What is Operating Margin?
Operating margin is a financial ratio that shows what percentage of a company’s revenue remains after covering operating expenses. It is calculated by dividing operating income by total revenue and multiplying by 100. A higher operating margin indicates a more efficient company that effectively manages its costs.
Why is Operating Margin Important?
This metric provides insight into a company’s core profitability, excluding non-operational factors like taxes and interest. It helps investors evaluate how well a company controls costs and manages its operations, which are crucial for long-term success.
Key Factors Influencing Operating Margin
- Cost Management: Efficient control of expenses directly boosts operating margin.
- Pricing Strategy: Companies with strong pricing power can maintain higher margins.
- Product Mix: Offering high-margin products improves overall operating margin.
- Scale: Larger companies often benefit from economies of scale, improving margins.
Analyzing Operating Margin for Investment
When evaluating companies, compare their operating margins over several years to identify consistent performers. Look for companies with stable or improving margins, indicating effective management and competitive advantages. Also, compare margins within the same industry, as standards vary across sectors.
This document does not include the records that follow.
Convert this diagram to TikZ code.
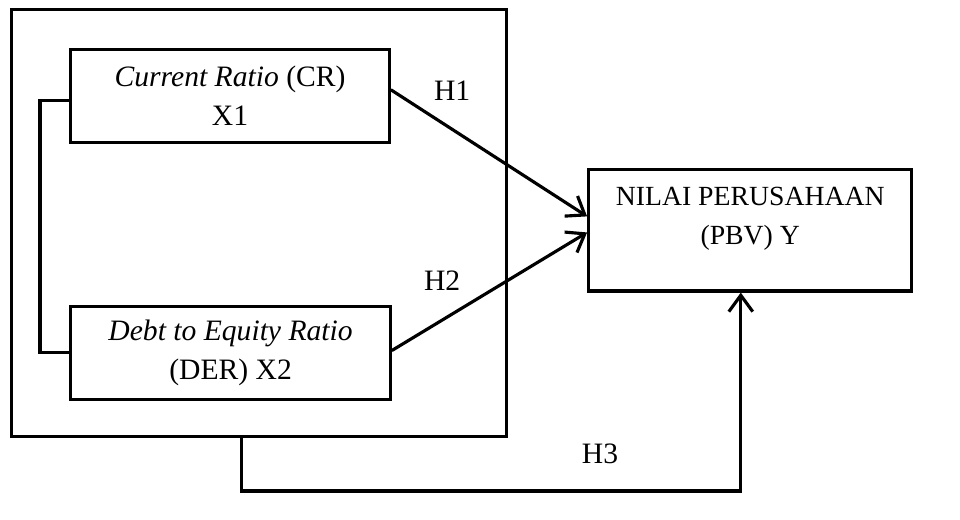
\documentclass[tikz,border=0pt]{standalone}
\usepackage{fontspec}
\setmainfont{Liberation Serif}
\usetikzlibrary{arrows.meta,calc}

\tikzset{
  kotak/.style={draw, line width=2.5pt, align=center, inner sep=0pt},
  panah/.style={line width=2.5pt, -{Straight Barb[length=13pt,width=19pt]}},
  garis/.style={line width=2.5pt},
}

\begin{document}
\begin{tikzpicture}[x=0.75pt,y=0.75pt,yscale=-1,xscale=1, font=\fontsize{23.5}{31}\selectfont]
%set diagram area
\useasboundingbox (0,0) rectangle (1016,550);

%Shape: Rectangle (outer group)
\node [kotak, minimum width=393pt, minimum height=339pt] (grup) at (274,236) {};
% Text Node
\node [kotak, minimum width=252.75pt, minimum height=74.25pt] (cr) at (243.5,101.5) {\textit{Current Ratio} (CR)\\X1};
% Text Node
\node [kotak, minimum width=253.5pt, minimum height=74.25pt] (der) at (244,373.5) {\textit{Debt to Equity Ratio}\\(DER) X2};
%Shape: Rectangle
\node [kotak, minimum width=256.5pt, minimum height=96.75pt] (nilai) at (794,243.5) {};
% Text Node
\node [align=center, inner sep=0pt, font=\fontsize{22}{31}\selectfont] (nilaiteks) at (794,232) {NILAI PERUSAHAAN\\(PBV) Y};

%Straight Lines (bracket)
\draw [garis] ($(cr.west)+(0,5)$) -- ++(-31,0) |- (der.west);
%Straight Lines
\draw [panah] ($(cr.east)+(0,-6.5)$) -- ($(nilai.west)+(0,-14.5)$);
%Straight Lines
\draw [panah] ($(der.east)+(0,-2.5)$) -- ($(nilai.west)+(0,2.5)$);
%Straight Lines
\draw [panah] ($(grup.south)+(-18,0)$) -- ++(0,56) -| ($(nilai.south)+(-10,0)$);

% Text Node
\node [inner sep=0pt] (h1) at (478.5,95.5) {H1};
% Text Node
\node [inner sep=0pt] (h2) at (468,297.5) {H2};
% Text Node
\node [inner sep=0pt] (h3) at (635,480) {H3};

\end{tikzpicture}
\end{document}
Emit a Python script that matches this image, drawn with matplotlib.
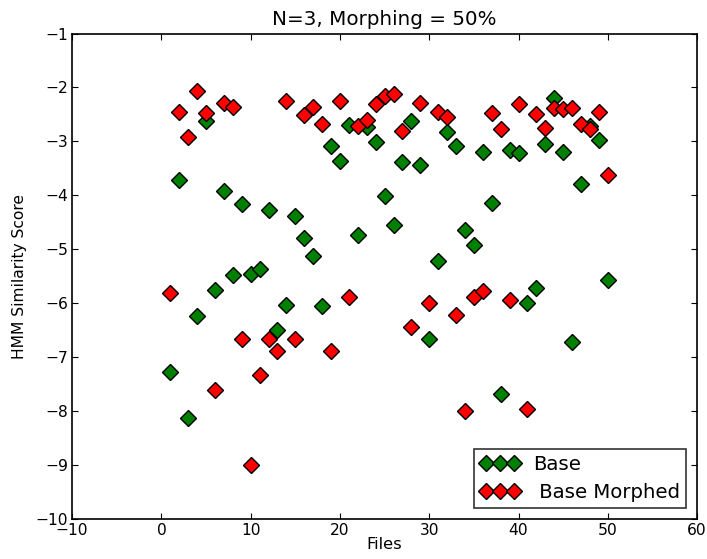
import matplotlib
matplotlib.use('Agg')
import matplotlib.pyplot as plt

# Files 1..50
files = list(range(1, 51))

base_scores = [
    -7.27, -3.71, -8.14, -6.24, -2.63, -5.76, -3.92, -5.48, -4.16, -5.46,
    -5.37, -4.27, -6.50, -6.04, -4.38, -4.79, -5.13, -6.06, -3.08, -3.36,
    -2.69, -4.74, -2.73, -3.01, -4.01, -4.55, -3.38, -2.62, -3.44, -6.67,
    -5.22, -2.82, -3.08, -4.64, -4.92, -3.19, -4.14, -7.69, -3.16, -3.21,
    -6.00, -5.72, -3.05, -2.19, -3.19, -6.73, -3.79, -2.72, -2.98, -5.57,
]

morphed_scores = [
    -5.81, -2.45, -2.92, -2.06, -2.48, -7.62, -2.28, -2.36, -6.67, -9.01,
    -7.34, -6.66, -6.89, -2.25, -6.67, -2.51, -2.36, -2.67, -6.89, -2.26,
    -5.89, -2.71, -2.60, -2.31, -2.15, -2.12, -2.80, -6.45, -2.28, -5.99,
    -2.45, -2.54, -6.22, -8.00, -5.89, -5.78, -2.47, -2.77, -5.95, -2.31,
    -7.96, -2.49, -2.76, -2.38, -2.40, -2.38, -2.67, -2.77, -2.46, -3.63,
]

plt.rcParams['xtick.direction'] = 'in'
plt.rcParams['ytick.direction'] = 'in'
plt.rcParams['xtick.top'] = True
plt.rcParams['ytick.right'] = True

fig = plt.figure(figsize=(7.07, 5.59), dpi=100)
ax = fig.add_axes([0.102, 0.072, 0.884, 0.868])

ax.plot(files, base_scores, linestyle='', marker='D', markersize=8,
        markerfacecolor='green', markeredgecolor='black', markeredgewidth=1,
        label='Base')
ax.plot(files, morphed_scores, linestyle='', marker='D', markersize=8,
        markerfacecolor='red', markeredgecolor='black', markeredgewidth=1,
        label=' Base Morphed')

ax.set_xlim(-10, 60)
ax.set_ylim(-10, -1)
ax.tick_params(labelsize=11.2, length=4, width=0.8, pad=3)
for s in ax.spines.values():
    s.set_linewidth(1.2)

ax.set_title('N=3, Morphing = 50%', fontsize=14.3)
ax.set_xlabel('Files', fontsize=11.8, labelpad=-1)
ax.set_ylabel('HMM Similarity Score', fontsize=11.2, labelpad=6)

leg = ax.legend(loc='lower right', numpoints=3, fontsize=14.2, fancybox=False,
                borderaxespad=0.55, handletextpad=0.7, labelspacing=0.45,
                borderpad=0.3)
leg.get_frame().set_edgecolor('black')
leg.get_frame().set_linewidth(1.2)

fig.savefig('out.png', dpi=100)
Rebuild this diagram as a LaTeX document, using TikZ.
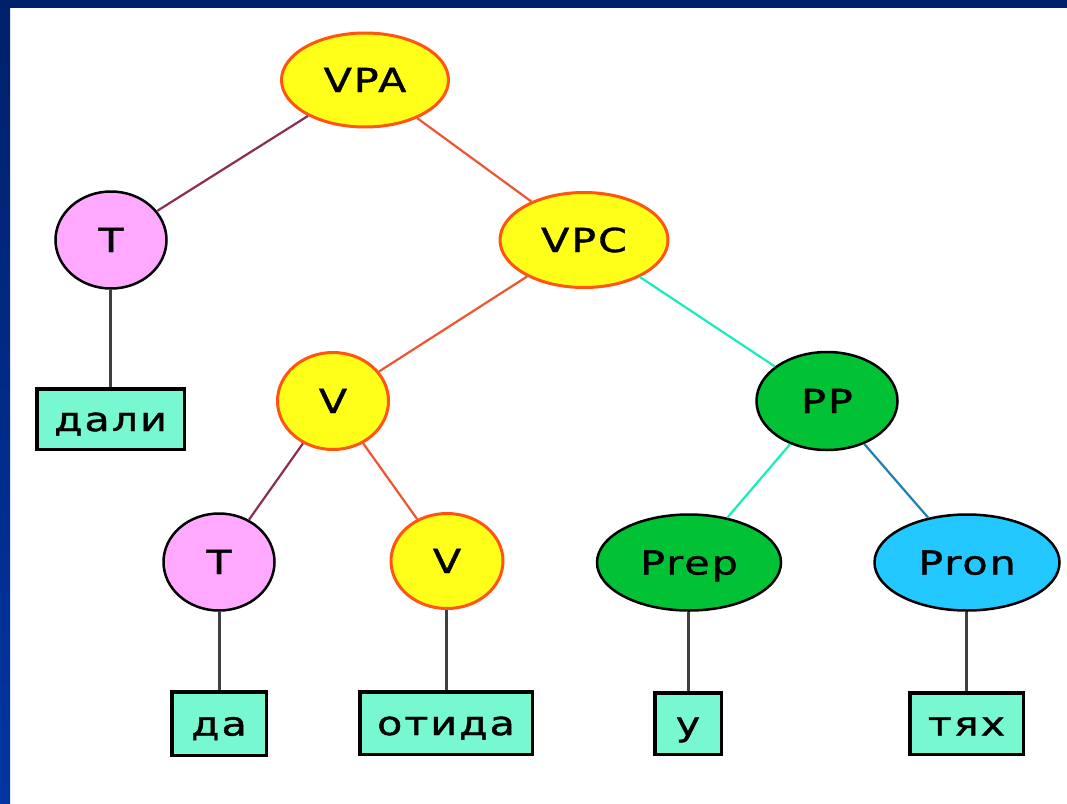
\documentclass[tikz,border=0pt]{standalone}
\usepackage{fontspec}
\usetikzlibrary{shapes.geometric}
\newfontfamily\labelfont[FakeStretch=1.25, FakeBold=1.2, LetterSpace=6]{DejaVu Sans}

\definecolor{frameTop}{HTML}{00216A}
\definecolor{frameBottom}{HTML}{0036A3}
\definecolor{nodeYellow}{HTML}{FFFF1A}
\definecolor{nodeOrange}{HTML}{FF5511}
\definecolor{nodePink}{HTML}{FFA8FF}
\definecolor{nodeGreen}{HTML}{00C234}
\definecolor{nodeBlue}{HTML}{22C8FF}
\definecolor{boxMint}{HTML}{78F8D0}
\definecolor{edgeMaroon}{HTML}{8B2D55}
\definecolor{edgeRed}{HTML}{EE5533}
\definecolor{edgeAqua}{HTML}{18EEB8}
\definecolor{edgeSteel}{HTML}{1E7FB0}
\definecolor{edgeGray}{HTML}{404040}

\tikzset{
  lbl/.style={font=\labelfont\fontsize{33}{33}\selectfont, text height=24pt, text depth=0pt, inner sep=0pt},
  yellownode/.style={lbl, ellipse, fill=nodeYellow, draw=nodeOrange, line width=3pt},
  pinknode/.style={lbl, ellipse, fill=nodePink, draw=black, line width=2.5pt},
  greennode/.style={lbl, ellipse, fill=nodeGreen, draw=black, line width=2.5pt},
  bluenode/.style={lbl, ellipse, fill=nodeBlue, draw=black, line width=2.5pt},
  wordbox/.style={lbl, rectangle, fill=boxMint, draw=black, line width=3.5pt},
  branch/.style={line width=2.2pt},
  leafline/.style={draw=edgeGray, line width=3pt},
}

\begin{document}
\begin{tikzpicture}[x=1pt, y=-1pt]
  % page and frame
  \useasboundingbox (0,0) rectangle (1067,803);
  \fill[white] (0,0) rectangle (1067,803);
  \shade[top color=frameTop, bottom color=frameBottom] (0,0) rectangle (10,803);
  \fill[frameTop] (0,0) rectangle (1067,8);

  % phrase nodes
  \node[yellownode, minimum width=167pt, minimum height=94pt] (vpa) at (365,80) {VPA};
  \node[yellownode, minimum width=168pt, minimum height=95pt] (vpc) at (584,240) {VPC};
  \node[pinknode, minimum width=111pt, minimum height=97pt] (t1) at (111,240) {T};
  \node[yellownode, minimum width=111pt, minimum height=97pt] (v1) at (333,401) {V};
  \node[greennode, minimum width=141pt, minimum height=98pt] (pp) at (827,401) {PP};
  \node[pinknode, minimum width=111pt, minimum height=97pt] (t2) at (219,562) {T};
  \node[yellownode, minimum width=112pt, minimum height=95pt] (v2) at (447,561) {V};
  \node[greennode, minimum width=184pt, minimum height=96pt] (prep) at (689,562.5) {Prep};
  \node[bluenode, minimum width=185pt, minimum height=96pt] (pron) at (967,562.5) {Pron};

  % word boxes
  \node[wordbox, minimum width=147.5pt, minimum height=60.5pt] (dali) at (110.5,419) {дали};
  \node[wordbox, minimum width=94.5pt, minimum height=63.5pt] (da) at (219,723.5) {да};
  \node[wordbox, minimum width=172.5pt, minimum height=62.5pt] (otida) at (446,723) {отида};
  \node[wordbox, minimum width=66.5pt, minimum height=61.5pt] (u) at (688,723.5) {у};
  \node[wordbox, minimum width=113.5pt, minimum height=61.5pt] (tyah) at (966.5,723.5) {тях};

  % branches
  \draw[branch, edgeMaroon] (vpa) -- (t1);
  \draw[branch, edgeRed] (vpa) -- (vpc);
  \draw[branch, edgeRed] (vpc) -- (v1);
  \draw[branch, edgeAqua] (vpc) -- (pp);
  \draw[branch, edgeMaroon] (v1) -- (t2);
  \draw[branch, edgeRed] (v1) -- (v2);
  \draw[branch, edgeAqua] (pp) -- (prep);
  \draw[branch, edgeSteel] (pp) -- (pron);

  % leaves: vertical stems from each word box up to its node
  \draw[leafline] (dali.north) -- (dali.north |- t1.south);
  \draw[leafline] (da.north) -- (da.north |- t2.south);
  \draw[leafline] (otida.north) -- (otida.north |- v2.south);
  \draw[leafline] (u.north) -- (u.north |- prep.south);
  \draw[leafline] (tyah.north) -- (tyah.north |- pron.south);
\end{tikzpicture}
\end{document}
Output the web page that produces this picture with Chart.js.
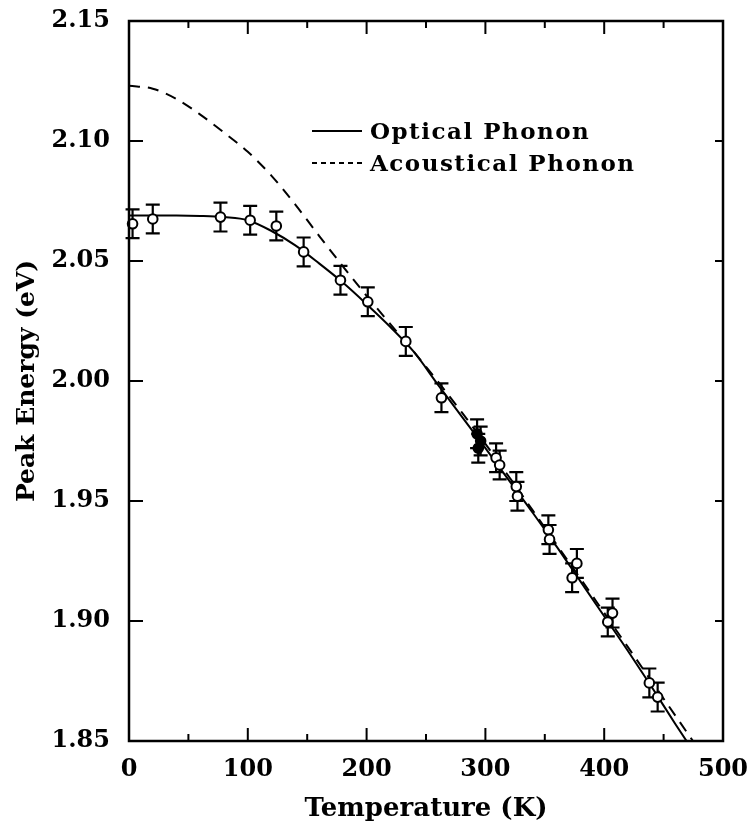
<!DOCTYPE html>
<html>
<head>
<meta charset="utf-8">
<script src="https://cdn.jsdelivr.net/npm/chart.js@4.4.1/dist/chart.umd.min.js"></script>
<style>
  html, body { margin: 0; padding: 0; background: #fff; }
</style>
</head>
<body>
<canvas id="peak-energy" width="748" height="828"></canvas>
<script>
// fitted curves, every 20 K
var curveTemps = [0, 20, 40, 60, 80, 100, 120, 140, 160, 180, 200, 220, 240, 260, 280, 300, 320, 340, 360, 380, 400, 420, 440, 460, 480];
var opticalEnergy = [2.0690, 2.0690, 2.0690, 2.0688, 2.0683, 2.0670, 2.0625, 2.0565, 2.0490, 2.0410, 2.0320, 2.0225, 2.0120, 1.9985, 1.9853, 1.9720, 1.9585, 1.9450, 1.9310, 1.9165, 1.9020, 1.8875, 1.8725, 1.8570, 1.8420];
var acousticEnergy = [2.1230, 2.1218, 2.1175, 2.1110, 2.1035, 2.0955, 2.0855, 2.0735, 2.0605, 2.0478, 2.0355, 2.0237, 2.0120, 1.9998, 1.9870, 1.9738, 1.9600, 1.9460, 1.9318, 1.9177, 1.9034, 1.8891, 1.8748, 1.8605, 1.8462];

// measured peaks with error bars
var pointTemps = [3, 20, 77, 102, 124, 147, 178, 201, 233, 263, 293, 294, 296, 309, 312, 326, 327, 353, 354, 373, 377, 403, 407, 438, 445];
var pointEnergy = [2.0655, 2.0675, 2.0683, 2.0670, 2.0646, 2.0538, 2.0420, 2.0330, 2.0165, 1.9930, 1.9780, 1.9720, 1.9750, 1.9680, 1.9650, 1.9560, 1.9520, 1.9380, 1.9340, 1.9180, 1.9240, 1.8996, 1.9033, 1.8742, 1.8683];
var pointError = [0.006, 0.006, 0.006, 0.006, 0.006, 0.006, 0.006, 0.006, 0.006, 0.006, 0.006, 0.006, 0.006, 0.006, 0.006, 0.006, 0.006, 0.006, 0.006, 0.006, 0.006, 0.006, 0.006, 0.006, 0.006];

var xTicks = [0, 100, 200, 300, 400, 500];
var xMinorTicks = [50, 150, 250, 350, 450];
var yTicks = [1.85, 1.90, 1.95, 2.00, 2.05, 2.10, 2.15];
var legendLabels = ['Optical Phonon', 'Acoustical Phonon'];

var serif = "'DejaVu Serif', serif";

function toXY(xs, ys) {
    var out = [];
    for (var i = 0; i < xs.length; i++) out.push({x: xs[i], y: ys[i]});
    return out;
}

// labels may hang over the plot edges, keep the box where it is
function noOverhang(scale) {
    scale.paddingTop = 0;
    scale.paddingBottom = 0;
    scale.paddingLeft = 0;
    scale.paddingRight = 0;
}

var errorBars = {
    id: 'errorBars',
    beforeDatasetsDraw: function(chart) {
        var ctx = chart.ctx, x = chart.scales.x, y = chart.scales.y;
        ctx.save();
        ctx.strokeStyle = '#000';
        ctx.lineWidth = 2.2;
        ctx.beginPath();
        for (var i = 0; i < pointTemps.length; i++) {
            var px = x.getPixelForValue(pointTemps[i]);
            var top = y.getPixelForValue(pointEnergy[i] + pointError[i]);
            var bot = y.getPixelForValue(pointEnergy[i] - pointError[i]);
            ctx.moveTo(px, top); ctx.lineTo(px, bot);
            ctx.moveTo(px - 7, top); ctx.lineTo(px + 7, top);
            ctx.moveTo(px - 7, bot); ctx.lineTo(px + 7, bot);
        }
        ctx.stroke();
        ctx.restore();
    }
};

var frame = {
    id: 'frame',
    afterDatasetsDraw: function(chart) {
        var ctx = chart.ctx, a = chart.chartArea, x = chart.scales.x, y = chart.scales.y;
        ctx.save();
        ctx.strokeStyle = '#000';
        ctx.lineWidth = 2.5;
        ctx.strokeRect(a.left, a.top, a.right - a.left, a.bottom - a.top);
        ctx.lineWidth = 2;
        ctx.beginPath();
        xTicks.forEach(function(t) {
            var px = x.getPixelForValue(t);
            ctx.moveTo(px, a.bottom); ctx.lineTo(px, a.bottom - 13);
            ctx.moveTo(px, a.top); ctx.lineTo(px, a.top + 13);
        });
        xMinorTicks.forEach(function(t) {
            var px = x.getPixelForValue(t);
            ctx.moveTo(px, a.bottom); ctx.lineTo(px, a.bottom - 7);
            ctx.moveTo(px, a.top); ctx.lineTo(px, a.top + 7);
        });
        yTicks.forEach(function(v) {
            var py = y.getPixelForValue(v);
            ctx.moveTo(a.left, py); ctx.lineTo(a.left + 14, py);
            ctx.moveTo(a.right, py); ctx.lineTo(a.right - 8, py);
        });
        ctx.stroke();
        ctx.restore();
    }
};

var legendBox = {
    id: 'legendBox',
    afterDraw: function(chart) {
        var ctx = chart.ctx, a = chart.chartArea;
        var x0 = a.left + 183, x1 = a.left + 233;
        var rows = [a.top + 110, a.top + 142];
        ctx.save();
        ctx.strokeStyle = '#000';
        ctx.lineWidth = 2;
        ctx.fillStyle = '#000';
        ctx.font = 'bold 23px ' + serif;
        ctx.letterSpacing = '1.5px';
        ctx.textBaseline = 'middle';
        ctx.textAlign = 'left';
        for (var i = 0; i < legendLabels.length; i++) {
            ctx.setLineDash(i == 0 ? [] : [5, 4]);
            ctx.beginPath();
            ctx.moveTo(x0, rows[i]); ctx.lineTo(x1, rows[i]);
            ctx.stroke();
            ctx.fillText(legendLabels[i], x1 + 8, rows[i] + 2);
        }
        ctx.restore();
    }
};

var ctx = document.getElementById('peak-energy').getContext('2d');
var chart = new Chart(ctx, {
    type: 'scatter',
    data: {
        datasets: [
            {
                label: 'Data',
                data: toXY(pointTemps, pointEnergy),
                showLine: false,
                pointStyle: 'circle',
                pointRadius: 4.8,
                pointBorderWidth: 2,
                pointBorderColor: '#000',
                pointBackgroundColor: pointTemps.map(function(t) { return (t >= 290 && t <= 297) ? '#000' : '#fff'; }),
                clip: 12,
                order: 0
            },
            {
                label: legendLabels[0],
                data: toXY(curveTemps, opticalEnergy),
                showLine: true,
                borderColor: '#000',
                borderWidth: 2,
                pointRadius: 0,
                cubicInterpolationMode: 'monotone',
                order: 1
            },
            {
                label: legendLabels[1],
                data: toXY(curveTemps, acousticEnergy),
                showLine: true,
                borderColor: '#000',
                borderWidth: 2,
                borderDash: [11, 8],
                pointRadius: 0,
                cubicInterpolationMode: 'monotone',
                order: 2
            }
        ]
    },
    options: {
        responsive: false,
        animation: false,
        devicePixelRatio: 1,
        layout: { padding: { left: 0, top: 21, right: 25, bottom: 0 } },
        plugins: {
            legend: { display: false },
            tooltip: { enabled: false }
        },
        scales: {
            x: {
                type: 'linear',
                min: 0,
                max: 500,
                afterBuildTicks: function(scale) { scale.ticks = xTicks.map(function(v) { return {value: v}; }); },
                afterFit: function(scale) { scale.height = 87; noOverhang(scale); },
                grid: { display: false, drawTicks: false },
                border: { display: false },
                ticks: {
                    color: '#000',
                    padding: 14,
                    maxRotation: 0,
                    font: { family: serif, size: 24, weight: 'bold' }
                },
                title: {
                    display: true,
                    text: 'Temperature (K)',
                    color: '#000',
                    padding: { top: 0, bottom: 3 },
                    font: { family: serif, size: 26, weight: 'bold' }
                }
            },
            y: {
                type: 'linear',
                min: 1.85,
                max: 2.15,
                afterBuildTicks: function(scale) { scale.ticks = yTicks.map(function(v) { return {value: v}; }); },
                afterFit: function(scale) { scale.width = 129; noOverhang(scale); },
                grid: { display: false, drawTicks: false },
                border: { display: false },
                ticks: {
                    color: '#000',
                    padding: 19,
                    font: { family: serif, size: 24, weight: 'bold' },
                    callback: function(v) { return Number(v).toFixed(2); }
                },
                title: {
                    display: true,
                    text: 'Peak Energy (eV)',
                    color: '#000',
                    padding: { top: 12, bottom: 0 },
                    font: { family: serif, size: 25, weight: 'bold' }
                }
            }
        }
    },
    plugins: [errorBars, frame, legendBox]
});
</script>
</body>
</html>
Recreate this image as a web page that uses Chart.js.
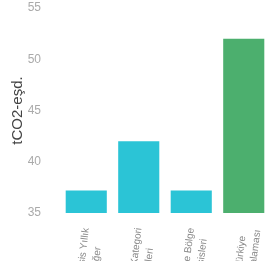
<!DOCTYPE html>
<html>
<head>
<meta charset="utf-8">
<script src="https://cdn.jsdelivr.net/npm/chart.js@4/dist/chart.umd.min.js"></script>
<style>
	html, body { margin: 0; padding: 0; background: #fff; overflow: hidden; }
	#cont { width: 270px; height: 300px; }
</style>
</head>
<body>
<div id="cont"><canvas id="myChart"></canvas></div>
<script>
// dados do grafico
var rotulos = [
	["Bu Tesis Yıllık", "Değer"],
	["Benzeri Kategori", "Tesisleri"],
	["Çevre Bölge", "Tesisleri"],
	["Türkiye", "Ortalaması"]
];
var valores = [37.2, 42, 37.2, 52];
var cores = ["#2bc4d6", "#2bc4d6", "#2bc4d6", "#4caf6e"];
var yTicks = [35, 40, 45, 50, 55];

// centraliza as linhas dos rotulos girados
var centralizaRotulos = {
	id: 'centralizaRotulos',
	beforeDraw: function (chart) {
		var scale = chart.scales.x;
		var items = scale.getLabelItems();
		var ctx = chart.ctx;
		ctx.save();
		items.forEach(function (item) {
			if (item.options.textAlign === 'center') return;
			ctx.font = item.font.string;
			var linhas = [].concat(item.label);
			var w = 0;
			for (var i = 0; i < linhas.length; i++) {
				w = Math.max(w, ctx.measureText(linhas[i]).width);
			}
			var r = item.options.rotation;
			var t = item.options.translation;
			item.options.translation = [t[0] - w / 2 * Math.cos(r), t[1] - w / 2 * Math.sin(r)];
			item.options.textAlign = 'center';
		});
		ctx.restore();
	}
};

var ctx = document.getElementById("myChart").getContext('2d');
var myChart = new Chart(ctx, {
	type: 'bar',
	data: {
		labels: rotulos,
		datasets: [{
			data: valores,
			backgroundColor: cores,
			borderWidth: 0,
			barPercentage: 1,
			categoryPercentage: 0.783
		}]
	},
	options: {
		responsive: true,
		maintainAspectRatio: false,
		animation: false,
		layout: { padding: { top: 8, right: 0, bottom: 0, left: 0 } },
		plugins: {
			legend: { display: false },
			tooltip: { enabled: false }
		},
		scales: {
			x: {
				grid: { display: false },
				border: { display: false },
				ticks: {
					color: '#888',
					font: { family: 'Liberation Sans', size: 10, lineHeight: 1.4 },
					minRotation: 83,
					maxRotation: 83,
					padding: 6
				},
				afterFit: function (scale) {
					scale.height = 87;
					scale.paddingLeft = 0;
					scale.paddingRight = 0;
				}
			},
			y: {
				min: yTicks[0],
				max: yTicks[yTicks.length - 1],
				grid: { display: false },
				border: { display: false },
				afterBuildTicks: function (scale) {
					scale.ticks = yTicks.map(function (v) { return { value: v }; });
				},
				ticks: {
					color: '#aaa',
					font: { family: 'Liberation Sans', size: 12 },
					padding: 11
				},
				title: {
					display: true,
					text: 'tCO2-eşd.',
					color: '#444',
					font: { family: 'Liberation Sans', size: 15 },
					padding: { top: 9, bottom: 0 }
				},
				afterFit: function (scale) {
					scale.width = 60;
					scale.paddingTop = 0;
					scale.paddingBottom = 0;
				}
			}
		}
	},
	plugins: [centralizaRotulos]
});
</script>
</body>
</html>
Steps to Analyze Operating Margin
- Gather financial statements from reliable sources.
- Calculate the operating margin for multiple periods.
- Assess trends—are margins increasing, stable, or declining?
- Compare with industry peers to gauge relative efficiency.
- Combine with other metrics like return on equity and debt levels for a comprehensive view.
Conclusion
Analyzing operating margin is a vital step in identifying efficient companies suitable for long-term investment. By understanding and monitoring this metric, investors can make more informed decisions and select companies with strong operational performance that are poised for sustainable growth.